> _Requirement_
Your task is to copy the listing exactly. Drop any pictures from the copy.

> _Source records_
· · ·

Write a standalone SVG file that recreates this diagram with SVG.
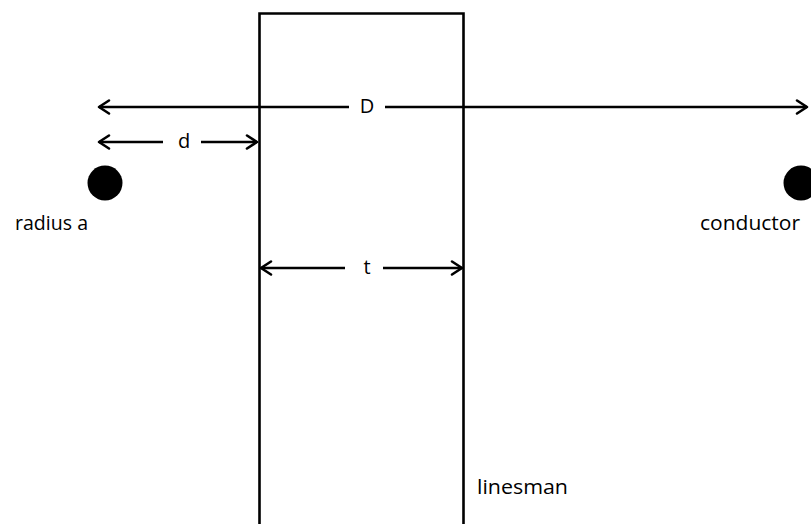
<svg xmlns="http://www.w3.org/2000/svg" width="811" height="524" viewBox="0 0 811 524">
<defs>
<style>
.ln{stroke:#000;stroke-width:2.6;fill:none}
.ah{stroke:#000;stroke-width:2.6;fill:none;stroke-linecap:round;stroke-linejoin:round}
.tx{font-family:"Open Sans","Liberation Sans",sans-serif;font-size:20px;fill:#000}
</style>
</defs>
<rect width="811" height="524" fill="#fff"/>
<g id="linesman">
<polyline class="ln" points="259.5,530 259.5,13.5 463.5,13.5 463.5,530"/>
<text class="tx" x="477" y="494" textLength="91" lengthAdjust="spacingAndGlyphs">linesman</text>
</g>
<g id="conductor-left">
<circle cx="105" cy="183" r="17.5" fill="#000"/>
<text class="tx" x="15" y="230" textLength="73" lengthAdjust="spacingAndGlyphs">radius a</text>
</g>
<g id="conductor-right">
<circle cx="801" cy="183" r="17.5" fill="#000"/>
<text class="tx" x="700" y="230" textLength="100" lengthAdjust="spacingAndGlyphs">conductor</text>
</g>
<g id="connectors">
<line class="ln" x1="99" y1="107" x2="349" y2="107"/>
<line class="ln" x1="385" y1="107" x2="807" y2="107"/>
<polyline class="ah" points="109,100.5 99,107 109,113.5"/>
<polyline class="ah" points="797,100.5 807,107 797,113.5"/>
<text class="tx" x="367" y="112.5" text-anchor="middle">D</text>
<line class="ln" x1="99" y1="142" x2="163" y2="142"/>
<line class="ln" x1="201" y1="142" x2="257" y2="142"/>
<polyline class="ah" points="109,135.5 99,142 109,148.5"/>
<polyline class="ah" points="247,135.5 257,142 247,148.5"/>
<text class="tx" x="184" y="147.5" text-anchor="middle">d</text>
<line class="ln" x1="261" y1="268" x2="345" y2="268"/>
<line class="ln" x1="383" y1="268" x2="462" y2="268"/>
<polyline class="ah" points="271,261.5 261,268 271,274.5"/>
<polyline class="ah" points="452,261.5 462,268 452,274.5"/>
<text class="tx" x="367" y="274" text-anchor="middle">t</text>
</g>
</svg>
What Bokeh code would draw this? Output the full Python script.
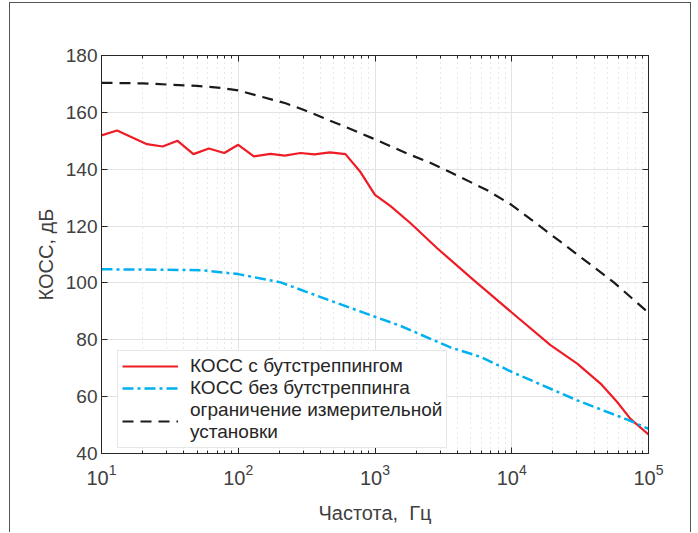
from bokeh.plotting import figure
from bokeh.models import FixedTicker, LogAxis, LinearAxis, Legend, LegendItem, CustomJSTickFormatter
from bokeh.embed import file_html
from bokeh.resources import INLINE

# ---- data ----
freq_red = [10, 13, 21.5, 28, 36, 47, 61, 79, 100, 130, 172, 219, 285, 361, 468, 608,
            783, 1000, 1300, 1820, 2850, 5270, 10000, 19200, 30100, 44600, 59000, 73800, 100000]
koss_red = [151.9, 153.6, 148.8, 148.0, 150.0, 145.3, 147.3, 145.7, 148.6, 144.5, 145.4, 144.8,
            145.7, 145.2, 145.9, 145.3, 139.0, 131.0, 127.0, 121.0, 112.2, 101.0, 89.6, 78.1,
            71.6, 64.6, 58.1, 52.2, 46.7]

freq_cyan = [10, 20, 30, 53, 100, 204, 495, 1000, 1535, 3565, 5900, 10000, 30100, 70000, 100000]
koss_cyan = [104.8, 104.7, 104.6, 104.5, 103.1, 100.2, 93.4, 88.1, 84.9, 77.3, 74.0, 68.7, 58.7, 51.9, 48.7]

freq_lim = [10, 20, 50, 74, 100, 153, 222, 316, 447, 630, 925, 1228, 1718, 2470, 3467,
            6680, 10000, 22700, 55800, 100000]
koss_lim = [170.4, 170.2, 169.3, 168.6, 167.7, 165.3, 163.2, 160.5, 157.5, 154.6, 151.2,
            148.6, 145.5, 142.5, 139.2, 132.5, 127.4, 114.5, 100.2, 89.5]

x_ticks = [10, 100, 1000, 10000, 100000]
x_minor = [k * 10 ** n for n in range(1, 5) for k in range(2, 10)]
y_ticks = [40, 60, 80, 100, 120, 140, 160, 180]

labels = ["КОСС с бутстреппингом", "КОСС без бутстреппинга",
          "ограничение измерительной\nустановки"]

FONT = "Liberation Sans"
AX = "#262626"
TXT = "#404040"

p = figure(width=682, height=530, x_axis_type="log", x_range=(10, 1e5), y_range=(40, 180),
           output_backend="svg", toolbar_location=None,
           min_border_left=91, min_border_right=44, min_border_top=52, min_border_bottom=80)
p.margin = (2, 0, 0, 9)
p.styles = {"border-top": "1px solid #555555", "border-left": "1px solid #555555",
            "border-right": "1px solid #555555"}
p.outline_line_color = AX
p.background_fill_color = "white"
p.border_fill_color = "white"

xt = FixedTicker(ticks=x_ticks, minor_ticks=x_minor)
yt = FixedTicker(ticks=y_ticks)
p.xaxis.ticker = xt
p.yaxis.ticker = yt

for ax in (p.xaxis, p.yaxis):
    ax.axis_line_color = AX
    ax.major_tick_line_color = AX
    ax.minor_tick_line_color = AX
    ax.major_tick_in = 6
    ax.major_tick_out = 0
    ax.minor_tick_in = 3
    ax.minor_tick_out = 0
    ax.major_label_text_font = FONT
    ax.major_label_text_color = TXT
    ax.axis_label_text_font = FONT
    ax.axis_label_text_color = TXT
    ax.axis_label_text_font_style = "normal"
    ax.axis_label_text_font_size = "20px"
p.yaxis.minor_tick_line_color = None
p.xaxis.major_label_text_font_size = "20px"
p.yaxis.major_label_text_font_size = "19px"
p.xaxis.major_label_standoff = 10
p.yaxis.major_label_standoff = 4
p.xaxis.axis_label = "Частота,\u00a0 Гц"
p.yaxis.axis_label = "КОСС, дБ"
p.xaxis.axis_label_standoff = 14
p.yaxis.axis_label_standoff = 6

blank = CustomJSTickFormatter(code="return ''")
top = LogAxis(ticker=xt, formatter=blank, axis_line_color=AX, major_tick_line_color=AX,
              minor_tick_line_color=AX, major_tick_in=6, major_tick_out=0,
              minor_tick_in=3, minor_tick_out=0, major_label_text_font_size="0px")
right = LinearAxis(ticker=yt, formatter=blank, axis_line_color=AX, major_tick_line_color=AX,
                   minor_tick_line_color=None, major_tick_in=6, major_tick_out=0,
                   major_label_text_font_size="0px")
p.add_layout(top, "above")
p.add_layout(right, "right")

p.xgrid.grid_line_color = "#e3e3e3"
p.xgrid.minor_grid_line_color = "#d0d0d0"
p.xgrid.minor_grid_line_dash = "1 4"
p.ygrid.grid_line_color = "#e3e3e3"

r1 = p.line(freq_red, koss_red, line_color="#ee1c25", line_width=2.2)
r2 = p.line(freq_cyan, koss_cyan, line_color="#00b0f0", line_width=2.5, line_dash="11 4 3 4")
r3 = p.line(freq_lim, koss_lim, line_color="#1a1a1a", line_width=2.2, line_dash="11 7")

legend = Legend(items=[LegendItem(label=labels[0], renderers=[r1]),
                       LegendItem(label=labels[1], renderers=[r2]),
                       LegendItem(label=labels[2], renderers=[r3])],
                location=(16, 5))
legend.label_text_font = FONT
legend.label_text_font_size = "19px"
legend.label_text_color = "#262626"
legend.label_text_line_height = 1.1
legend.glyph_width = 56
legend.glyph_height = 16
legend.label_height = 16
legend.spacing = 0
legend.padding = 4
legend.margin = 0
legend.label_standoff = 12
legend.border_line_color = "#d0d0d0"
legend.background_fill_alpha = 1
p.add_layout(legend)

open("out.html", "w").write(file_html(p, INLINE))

· · ·

> _Output of the task_
Write a standalone SVG file that recreates this diagram with SVG.
<svg xmlns="http://www.w3.org/2000/svg" width="811" height="524" viewBox="0 0 811 524">
<defs>
<style>
.ln{stroke:#000;stroke-width:2.6;fill:none}
.ah{stroke:#000;stroke-width:2.6;fill:none;stroke-linecap:round;stroke-linejoin:round}
.tx{font-family:"Open Sans","Liberation Sans",sans-serif;font-size:20px;fill:#000}
</style>
</defs>
<rect width="811" height="524" fill="#fff"/>
<g id="linesman">
<polyline class="ln" points="259.5,530 259.5,13.5 463.5,13.5 463.5,530"/>
<text class="tx" x="477" y="494" textLength="91" lengthAdjust="spacingAndGlyphs">linesman</text>
</g>
<g id="conductor-left">
<circle cx="105" cy="183" r="17.5" fill="#000"/>
<text class="tx" x="15" y="230" textLength="73" lengthAdjust="spacingAndGlyphs">radius a</text>
</g>
<g id="conductor-right">
<circle cx="801" cy="183" r="17.5" fill="#000"/>
<text class="tx" x="700" y="230" textLength="100" lengthAdjust="spacingAndGlyphs">conductor</text>
</g>
<g id="connectors">
<line class="ln" x1="99" y1="107" x2="349" y2="107"/>
<line class="ln" x1="385" y1="107" x2="807" y2="107"/>
<polyline class="ah" points="109,100.5 99,107 109,113.5"/>
<polyline class="ah" points="797,100.5 807,107 797,113.5"/>
<text class="tx" x="367" y="112.5" text-anchor="middle">D</text>
<line class="ln" x1="99" y1="142" x2="163" y2="142"/>
<line class="ln" x1="201" y1="142" x2="257" y2="142"/>
<polyline class="ah" points="109,135.5 99,142 109,148.5"/>
<polyline class="ah" points="247,135.5 257,142 247,148.5"/>
<text class="tx" x="184" y="147.5" text-anchor="middle">d</text>
<line class="ln" x1="261" y1="268" x2="345" y2="268"/>
<line class="ln" x1="383" y1="268" x2="462" y2="268"/>
<polyline class="ah" points="271,261.5 261,268 271,274.5"/>
<polyline class="ah" points="452,261.5 462,268 452,274.5"/>
<text class="tx" x="367" y="274" text-anchor="middle">t</text>
</g>
</svg>
What Bokeh code would draw this? Output the full Python script.
from bokeh.plotting import figure
from bokeh.models import FixedTicker, LogAxis, LinearAxis, Legend, LegendItem, CustomJSTickFormatter
from bokeh.embed import file_html
from bokeh.resources import INLINE

# ---- data ----
freq_red = [10, 13, 21.5, 28, 36, 47, 61, 79, 100, 130, 172, 219, 285, 361, 468, 608,
            783, 1000, 1300, 1820, 2850, 5270, 10000, 19200, 30100, 44600, 59000, 73800, 100000]
koss_red = [151.9, 153.6, 148.8, 148.0, 150.0, 145.3, 147.3, 145.7, 148.6, 144.5, 145.4, 144.8,
            145.7, 145.2, 145.9, 145.3, 139.0, 131.0, 127.0, 121.0, 112.2, 101.0, 89.6, 78.1,
            71.6, 64.6, 58.1, 52.2, 46.7]

freq_cyan = [10, 20, 30, 53, 100, 204, 495, 1000, 1535, 3565, 5900, 10000, 30100, 70000, 100000]
koss_cyan = [104.8, 104.7, 104.6, 104.5, 103.1, 100.2, 93.4, 88.1, 84.9, 77.3, 74.0, 68.7, 58.7, 51.9, 48.7]

freq_lim = [10, 20, 50, 74, 100, 153, 222, 316, 447, 630, 925, 1228, 1718, 2470, 3467,
            6680, 10000, 22700, 55800, 100000]
koss_lim = [170.4, 170.2, 169.3, 168.6, 167.7, 165.3, 163.2, 160.5, 157.5, 154.6, 151.2,
            148.6, 145.5, 142.5, 139.2, 132.5, 127.4, 114.5, 100.2, 89.5]

x_ticks = [10, 100, 1000, 10000, 100000]
x_minor = [k * 10 ** n for n in range(1, 5) for k in range(2, 10)]
y_ticks = [40, 60, 80, 100, 120, 140, 160, 180]

labels = ["КОСС с бутстреппингом", "КОСС без бутстреппинга",
          "ограничение измерительной\nустановки"]

FONT = "Liberation Sans"
AX = "#262626"
TXT = "#404040"

p = figure(width=682, height=530, x_axis_type="log", x_range=(10, 1e5), y_range=(40, 180),
           output_backend="svg", toolbar_location=None,
           min_border_left=91, min_border_right=44, min_border_top=52, min_border_bottom=80)
p.margin = (2, 0, 0, 9)
p.styles = {"border-top": "1px solid #555555", "border-left": "1px solid #555555",
            "border-right": "1px solid #555555"}
p.outline_line_color = AX
p.background_fill_color = "white"
p.border_fill_color = "white"

xt = FixedTicker(ticks=x_ticks, minor_ticks=x_minor)
yt = FixedTicker(ticks=y_ticks)
p.xaxis.ticker = xt
p.yaxis.ticker = yt

for ax in (p.xaxis, p.yaxis):
    ax.axis_line_color = AX
    ax.major_tick_line_color = AX
    ax.minor_tick_line_color = AX
    ax.major_tick_in = 6
    ax.major_tick_out = 0
    ax.minor_tick_in = 3
    ax.minor_tick_out = 0
    ax.major_label_text_font = FONT
    ax.major_label_text_color = TXT
    ax.axis_label_text_font = FONT
    ax.axis_label_text_color = TXT
    ax.axis_label_text_font_style = "normal"
    ax.axis_label_text_font_size = "20px"
p.yaxis.minor_tick_line_color = None
p.xaxis.major_label_text_font_size = "20px"
p.yaxis.major_label_text_font_size = "19px"
p.xaxis.major_label_standoff = 10
p.yaxis.major_label_standoff = 4
p.xaxis.axis_label = "Частота,\u00a0 Гц"
p.yaxis.axis_label = "КОСС, дБ"
p.xaxis.axis_label_standoff = 14
p.yaxis.axis_label_standoff = 6

blank = CustomJSTickFormatter(code="return ''")
top = LogAxis(ticker=xt, formatter=blank, axis_line_color=AX, major_tick_line_color=AX,
              minor_tick_line_color=AX, major_tick_in=6, major_tick_out=0,
              minor_tick_in=3, minor_tick_out=0, major_label_text_font_size="0px")
right = LinearAxis(ticker=yt, formatter=blank, axis_line_color=AX, major_tick_line_color=AX,
                   minor_tick_line_color=None, major_tick_in=6, major_tick_out=0,
                   major_label_text_font_size="0px")
p.add_layout(top, "above")
p.add_layout(right, "right")

p.xgrid.grid_line_color = "#e3e3e3"
p.xgrid.minor_grid_line_color = "#d0d0d0"
p.xgrid.minor_grid_line_dash = "1 4"
p.ygrid.grid_line_color = "#e3e3e3"

r1 = p.line(freq_red, koss_red, line_color="#ee1c25", line_width=2.2)
r2 = p.line(freq_cyan, koss_cyan, line_color="#00b0f0", line_width=2.5, line_dash="11 4 3 4")
r3 = p.line(freq_lim, koss_lim, line_color="#1a1a1a", line_width=2.2, line_dash="11 7")

legend = Legend(items=[LegendItem(label=labels[0], renderers=[r1]),
                       LegendItem(label=labels[1], renderers=[r2]),
                       LegendItem(label=labels[2], renderers=[r3])],
                location=(16, 5))
legend.label_text_font = FONT
legend.label_text_font_size = "19px"
legend.label_text_color = "#262626"
legend.label_text_line_height = 1.1
legend.glyph_width = 56
legend.glyph_height = 16
legend.label_height = 16
legend.spacing = 0
legend.padding = 4
legend.margin = 0
legend.label_standoff = 12
legend.border_line_color = "#d0d0d0"
legend.background_fill_alpha = 1
p.add_layout(legend)

open("out.html", "w").write(file_html(p, INLINE))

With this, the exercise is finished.